Is there a solution to fix this? Or is there any other way of splitting it?
Thank you.
ps. This is my first time posting on Stack Overflow, and I'm also new to Python. Sorry if the formatting is bad.
I gave your problem a try. I wasn't able to fix the issue in your approach. I was able to come up with another approach since you provided the expected output. Hopefully this is concise and resolves your issue.
df = pd.DataFrame(columns=['Year', 'State', 'Ingredient', 'Species'])
df.loc[0] = [1998, 'CA', 'egg; pork', 'sp1;sp2'] # Same input df as problem
print df
sp = df['Species'][0].split(';') # Separating by species
df = pd.concat([df]*len(sp), ignore_index=True) # Add len(sp) more rows
df['Species'] = sp
ing = df['Ingredient'][0].split(';')
df = pd.concat([df]*len(ing), ignore_index=True)
df['Ingredient'] = ing*len(sp) # Replicate ingredient len(sp) number of times
print df
Year State Ingredient Species
0 1998 CA egg; pork sp1;sp2
Year State Ingredient Species
0 1998 CA egg sp1
1 1998 CA pork sp2
2 1998 CA egg sp1
3 1998 CA pork sp2
PS: This is my first time answering ... please let me know if I should make any changes to this answer to add more detail or format. Thanks!
Edit: I was able find out what was going wrong in your approach. You have to reset the index when you create the copy of the dataframes otherwise when you get the number of indices with value 0, you get multiple values since they are all currently 0. See below.
sp = df['Species'].str.split(';', expand=True).stack().reset_index(level=1, drop=True)
i = sp.index.get_level_values(0)
df1 = df.loc[i].copy()
print df1
fd = df1['Ingredient'].str.split(';', expand=True).stack().reset_index(level=1, drop=True)
j = fd.index.get_level_values(0)
print j
df1 = df.loc[i].copy().reset_index(drop=True)
print df1
fd = df1['Ingredient'].str.split(';', expand=True).stack().reset_index(level=1, drop=True)
j = fd.index.get_level_values(0)
print j
Output:
Year State Ingredient Species
0 1998 CA egg; pork sp1;sp2
0 1998 CA egg; pork sp1;sp2
Int64Index([0, 0, 0, 0], dtype='int64')
Year State Ingredient Species
0 1998 CA egg; pork sp1;sp2
1 1998 CA egg; pork sp1;sp2
Int64Index([0, 0, 1, 1], dtype='int64')
Original code with fix:
df = pd.DataFrame(columns=['Year', 'State', 'Ingredient', 'Species'])
df.loc[0] = [1998, 'CA', 'egg; pork', 'sp1;sp2']
#print df
sp = df['Species'].str.split(';', expand=True).stack().reset_index(level=1, drop=True)

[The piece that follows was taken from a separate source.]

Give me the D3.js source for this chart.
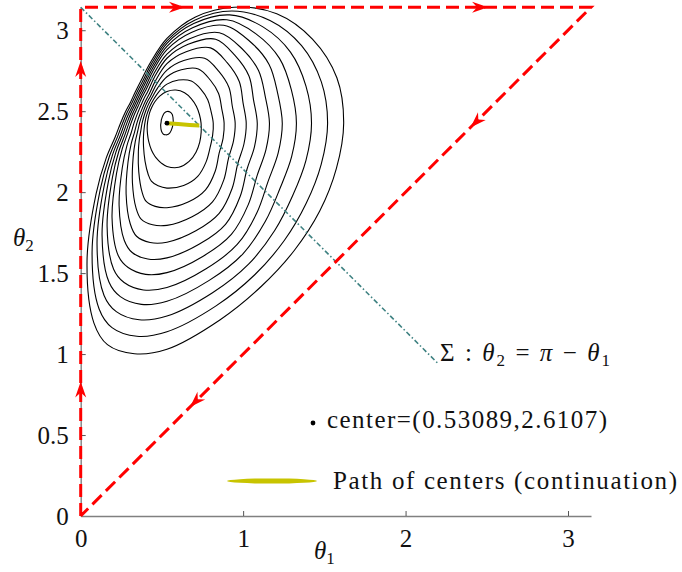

i = sp.index.get_level_values(0)
df1 = df.loc[i].copy().reset_index(drop=True, inplace=False)
df1['Species'] = sp.values
fd = df1['Ingredient'].str.split(';', expand=True).stack().reset_index(level=1, drop=True)
j = fd.index.get_level_values(0)
df2 = df1.loc[j].copy().reset_index(drop=True, inplace=False)
df2['Ingredient'] = fd.values
print df2
Hope that helps!
With the help of vk's "Original code with fix" shown above. It helped me solve the error "length of values don't match with length of index". The solution is: I needed to place reset_index() at the appropriate locations in the code.
Original code:
## Separate multiple entries in cells in 'Species' column to new rows:
sp = df['Species'].str.split(';', expand=True).stack().reset_index(level=1, drop=True)
i = sp.index.get_level_values(0)
df1 = df.loc[i].copy()
df1['Species] = sp.values
## Separate multiple entries in cells in 'Ingredient' column to new rows:
ing = df1['Ingredient'].str.split(';', expand=True).stack().reset_index(level=1, drop=True)
df2 = df1.loc[j].copy()
df2['Ingredient'] = ing.values
Fixed code:
## Separate multiple entries in 'Species' column cell into rows
sp = df['Species'].str.split(';', expand=True).stack()
i = sp.index.get_level_values(0)
df1 = df.loc[i].copy().reset_index()
df1['Species'] = sp.values
del df1['index'] ## a column called "index" is generated when you execute reset_index()
## Separate multiple entries in 'Ingredient' column cell into rows:
ing = df1['Ingredient'].str.split(';', expand=True).stack()
j = ing.index.get_level_values(0)
df2 = df1.loc[j].copy()
df2['Ingredient'] = ing.values
And I got the output I wanted with the 'Fixed code'.